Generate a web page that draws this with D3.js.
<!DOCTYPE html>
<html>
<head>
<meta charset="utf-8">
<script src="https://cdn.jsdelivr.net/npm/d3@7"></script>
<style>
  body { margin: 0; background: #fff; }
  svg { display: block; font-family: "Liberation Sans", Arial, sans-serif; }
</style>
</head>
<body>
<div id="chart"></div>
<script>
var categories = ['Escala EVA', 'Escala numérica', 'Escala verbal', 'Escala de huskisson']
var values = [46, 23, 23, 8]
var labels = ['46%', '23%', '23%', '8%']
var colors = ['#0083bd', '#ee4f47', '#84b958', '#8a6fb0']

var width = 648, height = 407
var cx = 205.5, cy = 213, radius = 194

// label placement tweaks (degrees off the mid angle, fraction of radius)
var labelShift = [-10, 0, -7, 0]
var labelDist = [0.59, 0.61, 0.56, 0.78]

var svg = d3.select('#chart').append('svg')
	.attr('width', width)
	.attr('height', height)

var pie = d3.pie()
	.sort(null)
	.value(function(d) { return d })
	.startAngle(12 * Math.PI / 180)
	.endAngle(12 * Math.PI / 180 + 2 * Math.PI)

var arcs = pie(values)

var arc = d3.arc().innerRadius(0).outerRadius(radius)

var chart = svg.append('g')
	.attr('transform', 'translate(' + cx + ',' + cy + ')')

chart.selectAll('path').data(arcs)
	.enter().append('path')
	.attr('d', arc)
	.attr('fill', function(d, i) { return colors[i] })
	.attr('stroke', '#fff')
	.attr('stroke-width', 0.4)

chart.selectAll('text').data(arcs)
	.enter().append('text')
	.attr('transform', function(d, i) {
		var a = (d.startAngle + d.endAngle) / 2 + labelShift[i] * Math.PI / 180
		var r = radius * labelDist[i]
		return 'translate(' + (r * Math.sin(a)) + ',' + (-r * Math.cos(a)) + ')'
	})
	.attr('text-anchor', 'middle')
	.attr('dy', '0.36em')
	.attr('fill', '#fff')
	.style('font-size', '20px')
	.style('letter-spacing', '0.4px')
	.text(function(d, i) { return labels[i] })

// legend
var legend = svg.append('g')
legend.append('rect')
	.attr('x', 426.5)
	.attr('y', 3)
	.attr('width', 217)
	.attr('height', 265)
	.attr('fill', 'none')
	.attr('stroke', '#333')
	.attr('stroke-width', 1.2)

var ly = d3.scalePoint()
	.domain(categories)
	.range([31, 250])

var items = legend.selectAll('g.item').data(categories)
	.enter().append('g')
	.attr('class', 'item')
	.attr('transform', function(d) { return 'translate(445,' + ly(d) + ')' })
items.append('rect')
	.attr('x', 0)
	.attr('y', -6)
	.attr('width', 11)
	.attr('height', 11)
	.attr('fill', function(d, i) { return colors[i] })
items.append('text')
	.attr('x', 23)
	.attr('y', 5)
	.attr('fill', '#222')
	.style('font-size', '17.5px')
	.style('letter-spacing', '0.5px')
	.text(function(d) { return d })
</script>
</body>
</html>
==
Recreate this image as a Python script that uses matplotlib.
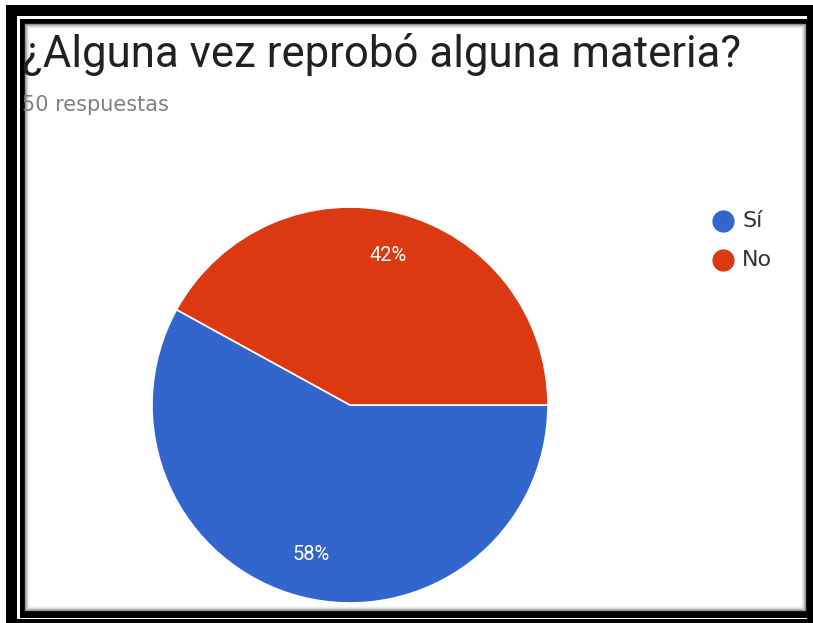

What to work on:
Print exactly the lines from the one containing "Generate a web" to the one containing "2 * Math.PI)", both included, and nothing else.

Written response:
Generate a web page that draws this with D3.js.
<!DOCTYPE html>
<html>
<head>
<meta charset="utf-8">
<script src="https://cdn.jsdelivr.net/npm/d3@7"></script>
<style>
  body { margin: 0; background: #fff; }
  svg { display: block; font-family: "Liberation Sans", Arial, sans-serif; }
</style>
</head>
<body>
<div id="chart"></div>
<script>
var categories = ['Escala EVA', 'Escala numérica', 'Escala verbal', 'Escala de huskisson']
var values = [46, 23, 23, 8]
var labels = ['46%', '23%', '23%', '8%']
var colors = ['#0083bd', '#ee4f47', '#84b958', '#8a6fb0']

var width = 648, height = 407
var cx = 205.5, cy = 213, radius = 194

// label placement tweaks (degrees off the mid angle, fraction of radius)
var labelShift = [-10, 0, -7, 0]
var labelDist = [0.59, 0.61, 0.56, 0.78]

var svg = d3.select('#chart').append('svg')
	.attr('width', width)
	.attr('height', height)

var pie = d3.pie()
	.sort(null)
	.value(function(d) { return d })
	.startAngle(12 * Math.PI / 180)
	.endAngle(12 * Math.PI / 180 + 2 * Math.PI)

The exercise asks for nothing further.